There is a great comfort in realizing that the Father is not surprised by our weaknesses. He knows exactly who we are. He knows our pride, selfishness, envy, rage, and every other flaw that remains. Yet He keeps calling us back to Him, He keeps calling us to repentance, and to keep walking in the Spirit.
As God is working in me a new heart and a new mind for loving others again, I am reminded that my desire for friendship and community is not sinful; my ideals and demands of others are. Maybe the friendships I desire won’t come in the way I imagined. Maybe people will continue to disappoint me. But God is teaching me that my calling is not to control how others love me. My calling is to learn how to love others as Christ has loved me.

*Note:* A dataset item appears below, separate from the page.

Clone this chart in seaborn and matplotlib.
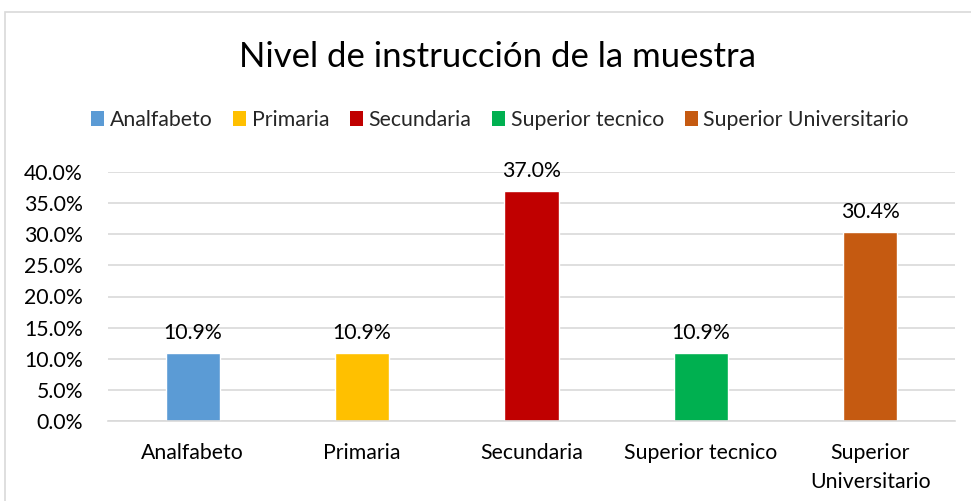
import matplotlib
matplotlib.use("Agg")
import matplotlib.pyplot as plt
import seaborn as sns
import pandas as pd
from matplotlib.patches import Rectangle, Patch
from matplotlib.ticker import PercentFormatter

categories = ["Analfabeto", "Primaria", "Secundaria", "Superior tecnico", "Superior Universitario"]
tick_labels = ["Analfabeto", "Primaria", "Secundaria", "Superior tecnico", "Superior\nUniversitario"]
values = [0.109, 0.109, 0.370, 0.109, 0.304]
colors = ["#5b9bd5", "#ffc000", "#c00000", "#00b050", "#c55a11"]
title = "Nivel de instrucción de la muestra"

sns.set_theme(style="white")
plt.rcParams["font.family"] = ["Lato", "DejaVu Sans"]

df = pd.DataFrame({"cat": categories, "val": values})

fig = plt.figure(figsize=(9.71, 5.01), dpi=100)
ax = fig.add_axes([108/971, 80/501, 847/971, 249/501])
sns.barplot(data=df, x="cat", y="val", hue="cat", palette=colors, dodge=False,
            width=0.32, legend=False, ax=ax, saturation=1)

fs = 15.3
ax.set_ylim(0, 0.40)
ax.set_yticks([i * 0.05 for i in range(9)])
ax.yaxis.set_major_formatter(PercentFormatter(1.0, decimals=1))
ax.set_xticks(range(len(categories)))
ax.set_xticklabels(tick_labels, fontsize=fs, color="#000000", linespacing=1.55)
ax.tick_params(axis="y", labelsize=fs, colors="#000000", length=0, pad=18)
ax.tick_params(axis="x", length=0, pad=16)
ax.set_xlabel("")
ax.set_ylabel("")
ax.grid(axis="y", color="#d9d9d9", linewidth=1.2)
ax.set_axisbelow(True)
for s in ["top", "right", "left"]:
    ax.spines[s].set_visible(False)
ax.spines["bottom"].set_color("#d9d9d9")
ax.spines["bottom"].set_linewidth(1.2)

for i, v in enumerate(values):
    ax.annotate(f"{v*100:.1f}%", (i, v), xytext=(0, 7), textcoords="offset points",
                ha="center", va="bottom", fontsize=fs, color="#000000")

fig.text(497/971, 1 - 57/501, title, ha="center", va="center", fontsize=25, color="#000000")

handles = [Patch(facecolor=c, edgecolor="none") for c in colors]
fig.legend(handles, categories, loc="center", bbox_to_anchor=(500/971, 1 - 120/501), ncol=5,
           frameon=False, fontsize=fs, handlelength=0.6, handleheight=0.7,
           handletextpad=0.25, columnspacing=1.0)

fig.patches.append(Rectangle((5/971, -0.05), 1.0, 1.05 - 12/501, transform=fig.transFigure,
                             fill=False, edgecolor="#d9d9d9", linewidth=1.2, clip_on=False))

fig.savefig("out.png", dpi=100)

What Conviction Was Revealed
Looking back, I can see that my greatest obstacle wasn’t other people. It wasn’t the lack of community. It wasn’t the many moves, the goodbyes, or the disappointments. My greatest obstacle was the condition of my own heart.
Life does wound us, I’m not denying that. We all experience hurt, loss, and disappointment to some degree. Those things may explain some of my struggles, but they do not excuse my sin. Hurt may be part of my story, but I was allowing it to become a part of my identity. Christ calls me to be transformed, not trapped by what happened to me.
Learning to Love Again
God, in His kindness, used a simple conversation with my husband to expose something ugly that had quietly taken root. Yet conviction is one of the sweetest gifts God gives His children because He corrects what He intends to heal.
With Jesus as my example of a perfect friend, I don’t have to dread God’s command to be perfect. Instead, I can look to the One who is perfect and trust Him to continue His work in me. Day by day, He is teaching me how to love others as He has loved me.
The same God who showed me my self-centeredness is also teaching me how to love again.